You should copy and paste the text into .myqueue/config.py
.
MyQueue provides detailed documentation
on configuration.
This allows the user to specify via the command line using the TaskBlaster UI
resource specifications with -R
that is forwarded to MyQueue.
Now, when submitting a job with TaskBlaster, it will use MyQueue as well as
displaying convenient runtime information obtained from MyQueue in the tb
ls
command to report job statuses and failures, such as the information
listed under the worker
and time
columns below:
state deps tags worker time folder
───────────────────────────────────────────────────────────────────────────────
done 0/0 7654463-3/4 00:00:00 tree/Ag/material
done 1/1 7654902-0/4 00:00:00 tree/Ag/niggli_normalize
done 1/1 7654902-0/4 00:00:01 tree/Ag/reduce_to_primitive
2.2 Submitting workers
With MyQueue set up workers can be submitted by specifying the resource
flag -R
, followed by MyQueue resources as follows:
tb workers submit -R 8:xeon24:10h
An additional configuration file can be specified for associating workers with resources. You can think of this as a persistent resource-tag allocation, giving TaskBlaster a way to associated tags with resources during submission time.

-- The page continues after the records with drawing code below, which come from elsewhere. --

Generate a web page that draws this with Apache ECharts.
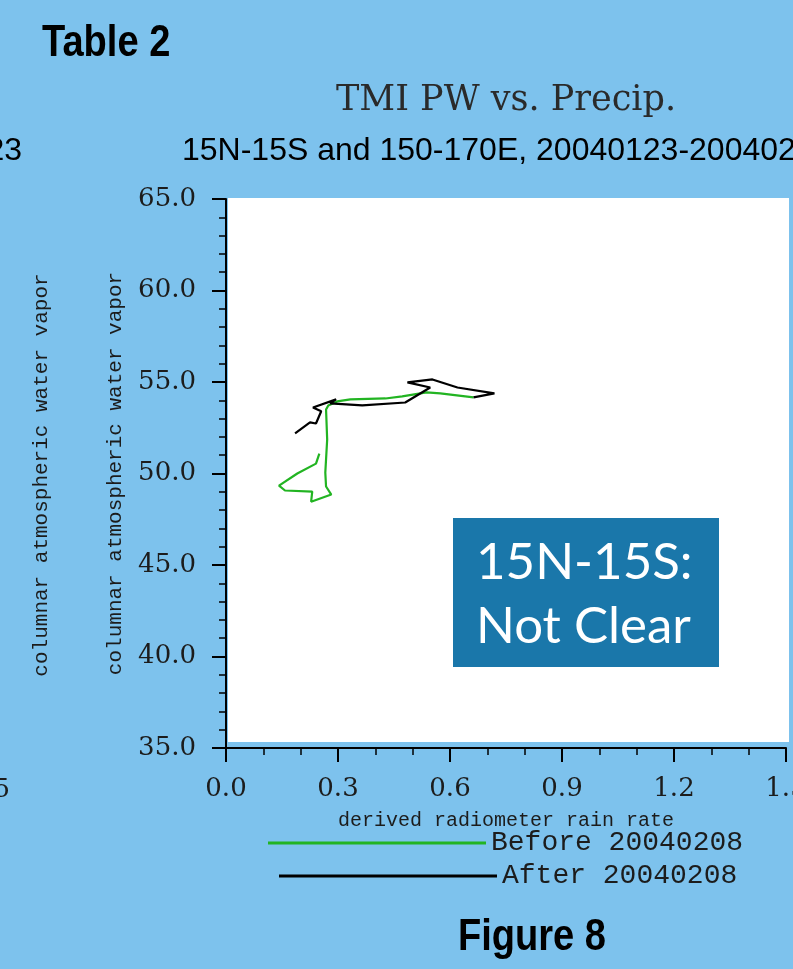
<!DOCTYPE html>
<html>
<head>
<meta charset="utf-8">
<script src="https://cdn.jsdelivr.net/npm/echarts@6/dist/echarts.min.js"></script>
<style>
html,body{margin:0;padding:0;background:#7dc2ed;}
#chart{width:793px;height:969px;}
</style>
</head>
<body>
<div id="chart"></div>
<script>
// ---- data ----
const seriesNames = ['Before 20040208', 'After 20040208'];
// derived radiometer rain rate (x) / columnar atmospheric water vapor (y)
const beforeX = [0.250, 0.241, 0.191, 0.142, 0.158, 0.231, 0.228, 0.282, 0.268, 0.266, 0.271, 0.268, 0.274, 0.298, 0.333, 0.427, 0.472, 0.537, 0.574, 0.663];
const beforeY = [51.09, 50.54, 50.00, 49.34, 49.07, 49.01, 48.46, 48.85, 49.29, 50.05, 51.86, 53.50, 53.72, 53.94, 54.05, 54.10, 54.21, 54.43, 54.38, 54.16];
const afterX = [0.663, 0.719, 0.620, 0.553, 0.486, 0.547, 0.480, 0.365, 0.279, 0.295, 0.233, 0.255, 0.241, 0.225, 0.185];
const afterY = [54.16, 54.38, 54.70, 55.14, 54.98, 54.70, 53.88, 53.72, 53.83, 54.05, 53.61, 53.40, 52.73, 52.79, 52.19];
const xTicks = { min: 0, max: 1.5, interval: 0.3, minorSplit: 3 };
const yTicks = { min: 35, max: 65, interval: 5, minorSplit: 5 };
const titleText = 'TMI PW vs. Precip.';
const subtitleText = '15N-15S and 150-170E, 20040123-20040223';
const xName = 'derived radiometer rain rate';
const yName = 'columnar atmospheric water vapor';

const pairs = (xs, ys) => xs.map((x, i) => [x, ys[i]]);

const chart = echarts.init(document.getElementById('chart'), null, { renderer: 'canvas' });
const MONO = '"Liberation Mono", monospace';
const HERSHEY = '"DejaVu Serif", serif';
const ink = '#1c1c1c';

const option = {
  backgroundColor: '#7dc2ed',
  animation: false,
  grid: { left: 226, top: 199, right: 7, bottom: 221, containLabel: false, outerBoundsMode: 'none' },
  xAxis: {
    type: 'value',
    min: xTicks.min, max: xTicks.max, interval: xTicks.interval,
    name: xName, nameLocation: 'middle', nameGap: 63,
    nameTextStyle: { fontFamily: MONO, fontSize: 20, color: ink },
    axisLine: { onZero: false, lineStyle: { color: '#000', width: 2 } },
    axisTick: { show: true, length: 14, lineStyle: { color: '#000', width: 2 } },
    minorTick: { show: true, splitNumber: xTicks.minorSplit, length: 7, lineStyle: { color: '#000', width: 1.5 } },
    axisLabel: { margin: 28, fontFamily: HERSHEY, fontSize: 26, color: ink, formatter: v => v.toFixed(1) },
    splitLine: { show: false }
  },
  yAxis: {
    type: 'value',
    min: yTicks.min, max: yTicks.max, interval: yTicks.interval,
    name: yName, nameLocation: 'middle', nameGap: 100,
    nameTextStyle: { fontFamily: MONO, fontSize: 21, color: ink },
    axisLine: { onZero: false, lineStyle: { color: '#000', width: 2 } },
    axisTick: { show: true, length: 14, lineStyle: { color: '#000', width: 2 } },
    minorTick: { show: true, splitNumber: yTicks.minorSplit, length: 7, lineStyle: { color: '#000', width: 1.5 } },
    axisLabel: { margin: 30, fontFamily: HERSHEY, fontSize: 26, color: ink, formatter: v => v.toFixed(1) },
    splitLine: { show: false }
  },
  legend: [
    {
      data: [seriesNames[0]], left: 268, top: 829, padding: 0,
      icon: 'rect', itemWidth: 218, itemHeight: 3,
      textStyle: { fontFamily: MONO, fontSize: 28, color: ink }
    },
    {
      data: [seriesNames[1]], left: 279, top: 862, padding: 0,
      icon: 'rect', itemWidth: 218, itemHeight: 3,
      textStyle: { fontFamily: MONO, fontSize: 28, color: ink }
    }
  ],
  series: [
    {
      name: seriesNames[0], type: 'line', data: pairs(beforeX, beforeY),
      showSymbol: false, symbol: 'none', smooth: false,
      color: '#22b422', lineStyle: { color: '#22b422', width: 2.2 }, z: 3
    },
    {
      name: seriesNames[1], type: 'line', data: pairs(afterX, afterY),
      showSymbol: false, symbol: 'none', smooth: false,
      color: '#000000', lineStyle: { color: '#000000', width: 2.2 }, z: 4
    }
  ],
  graphic: [
    // white plotting paper behind the axes
    { type: 'rect', z: -1, shape: { x: 228, y: 198, width: 561, height: 544 }, style: { fill: '#ffffff' } },
    // titles
    { type: 'text', x: 42, y: 44, scaleX: 0.865, style: { text: 'Table 2', font: 'bold 44px "Liberation Sans", sans-serif', fill: '#000', align: 'left', verticalAlign: 'middle' } },
    { type: 'text', x: 506, y: 101, style: { text: titleText, font: '35px "DejaVu Serif", serif', fill: '#2a2a2a', align: 'center', verticalAlign: 'middle' } },
    { type: 'text', x: 182, y: 151, style: { text: subtitleText, font: '32px "Liberation Sans", Arial, sans-serif', fill: '#000', align: 'left', verticalAlign: 'middle' } },
    // remnants of the neighbouring chart at the left edge
    { type: 'text', x: 22, y: 151, style: { text: '23', font: '32px "Liberation Sans", Arial, sans-serif', fill: '#000', align: 'right', verticalAlign: 'middle' } },
    { type: 'text', x: 41, y: 475, rotation: Math.PI / 2, style: { text: yName, font: '21px "Liberation Mono", monospace', fill: ink, align: 'center', verticalAlign: 'middle' } },
    { type: 'text', x: 10, y: 790, style: { text: '1.5', font: '26px "DejaVu Serif", serif', fill: ink, align: 'right', verticalAlign: 'middle' } },
    // annotation box
    { type: 'rect', z: 100, shape: { x: 453, y: 518, width: 266, height: 149 }, style: { fill: '#1a77aa' } },
    { type: 'text', z: 101, x: 476, y: 563, style: { text: '15N-15S:', font: '51px Lato, "Open Sans", sans-serif', fill: '#ffffff', align: 'left', verticalAlign: 'middle' } },
    { type: 'text', z: 101, x: 476, y: 627, style: { text: 'Not Clear', font: '51px Lato, "Open Sans", sans-serif', fill: '#ffffff', align: 'left', verticalAlign: 'middle' } },
    { type: 'text', x: 532, y: 938, scaleX: 0.865, style: { text: 'Figure 8', font: 'bold 44px "Liberation Sans", sans-serif', fill: '#000', align: 'center', verticalAlign: 'middle' } }
  ]
};
chart.setOption(option);
</script>
</body>
</html>
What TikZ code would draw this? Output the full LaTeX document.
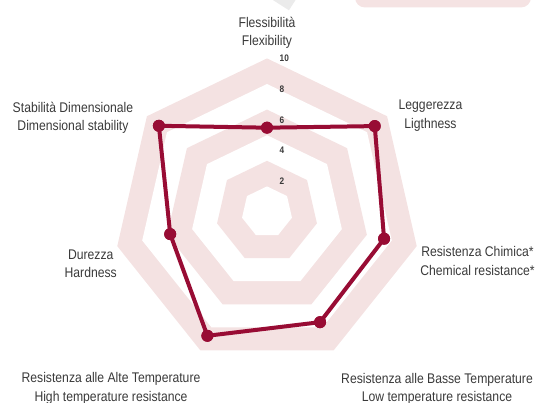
\documentclass[tikz,border=0pt]{standalone}
\usepackage{fontspec}
\setmainfont[FakeStretch=0.87]{Liberation Sans}
\definecolor{datared}{RGB}{152,12,52}
\definecolor{bandpink}{RGB}{244,226,226}
\definecolor{decopink}{RGB}{245,227,227}
\definecolor{txtgray}{RGB}{58,58,58}
\begin{document}
\begin{tikzpicture}[x=1pt,y=1pt,
  axislabel/.style={align=center,text=txtgray,font=\fontsize{14}{18.3}\selectfont,inner sep=0pt},
  ticklabel/.style={anchor=west,text=txtgray,font=\fontsize{9.5}{11}\selectfont\bfseries,inner sep=0pt},
  datadot/.style={circle,fill=datared,minimum size=12pt,inner sep=0pt},
  dataline/.style={draw=datared,line width=4pt,line join=round}]
\useasboundingbox (0,0) rectangle (538,-403);
% decorations at the top edge
\fill[decopink,rounded corners=10pt] (355,12) rectangle (531,-7.5);
\draw[gray!16,line width=15pt] (268,12) -- (293,-4);
% bands
\begin{scope}[shift={(267,-212)}]
\foreach \r/\c in {153.6/bandpink,128/white,102.4/bandpink,76.8/white,51.2/bandpink,25.6/white}{
  \fill[\c] (90:\r) -- (90-360/7:\r) -- (90-720/7:\r) -- (90-1080/7:\r) -- (90-1440/7:\r) -- (90-1800/7:\r) -- (90-2160/7:\r) -- cycle;
}
% data
\node[datadot] (p0) at (90:84.3) {};
\node[datadot] (p1) at (90-360/7:137.8) {};
\node[datadot] (p2) at (90-720/7:120.1) {};
\node[datadot] (p3) at (90-1080/7:122.3) {};
\node[datadot] (p4) at (90-1440/7:137.4) {};
\node[datadot] (p5) at (90-1800/7:99.3) {};
\node[datadot] (p6) at (90-2160/7:138.3) {};
\draw[dataline] (p0.center) -- (p1.center) -- (p2.center) -- (p3.center) -- (p4.center) -- (p5.center) -- (p6.center) -- cycle;
\foreach \i in {0,...,6}{ \fill[datared] (p\i) circle (6pt); }
% tick labels
\node[ticklabel] (t10) at (12.5,153.6) {10};
\node[ticklabel] (t8) at (12.5,122.9) {8};
\node[ticklabel] (t6) at (12.5,92.2) {6};
\node[ticklabel] (t4) at (12.5,61.4) {4};
\node[ticklabel] (t2) at (12.5,30.7) {2};
\end{scope}
% axis labels
\node[axislabel] (lflex) at (267,-32.5) {Flessibilità\\Flexibility};
\node[axislabel] (lleg) at (430.5,-115.5) {Leggerezza\\Ligthness};
\node[axislabel] (lchim) at (477.5,-261) {Resistenza Chimica*\\Chemical resistance*};
\node[axislabel] (lbasse) at (437,-388.7) {Resistenza alle Basse Temperature\\Low temperature resistance};
\node[axislabel] (lalte) at (111,-388.5) {Resistenza alle Alte Temperature\\High temperature resistance};
\node[axislabel] (ldur) at (90.7,-263.5) {Durezza\\Hardness};
\node[axislabel] (lstab) at (73,-118) {Stabilità Dimensionale\\Dimensional stability};
\end{tikzpicture}
\end{document}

To set this up you can execute the command:
tb workers config
which will display the location of the resources.py
file used to define
worker configurations. An example configuration file is shown below:
resources = {
'alberich1': {'tags': {'hello'}},
'alberich2': {'required_tags': {'eggs', 'spam'}},
'mq_alberich1': {'tags': {'hello'}, 'resources': '1:alberich1:1m'},
'superworker': {'tags': {'hello', 'highmem', 'gpu'}},
'parallel_hello': {'resources': '40:hello:1h'},
'parallel': {'resources': '40:1h'},
'lowmem': {'tags': {'memoryerror'}, 'resources': '1:alberich1:1m'},
'highmem': {},
}
And you can submit workers with resources specified in the resources.py
file
as follows:
tb workers submit parallel_hello
Subworkers
You can run multiple tasks within a single SLURM job using
TaskBlaster’s subworker commands. These options allow you to partition
available resources by either specifying the number of CPUs
per subworker with --subworker-size=num
or setting the number of concurrent subworkers
with --subworker-count=num
.
The use of this command requires special communicator setup and care must be taken when calling specific commands as nested srun commands are not allowed. You can specify how many subworkers/resources in the following way:
tb workers submit -R 8:xeon24:10h --subworker-size=4
or:
tb workers submit -R 8:xeon24:10h --subworker-count=2
where these 2 commands are equivalent specifying 2 subworkers, each with 4 processors per “worker” or SLURM job.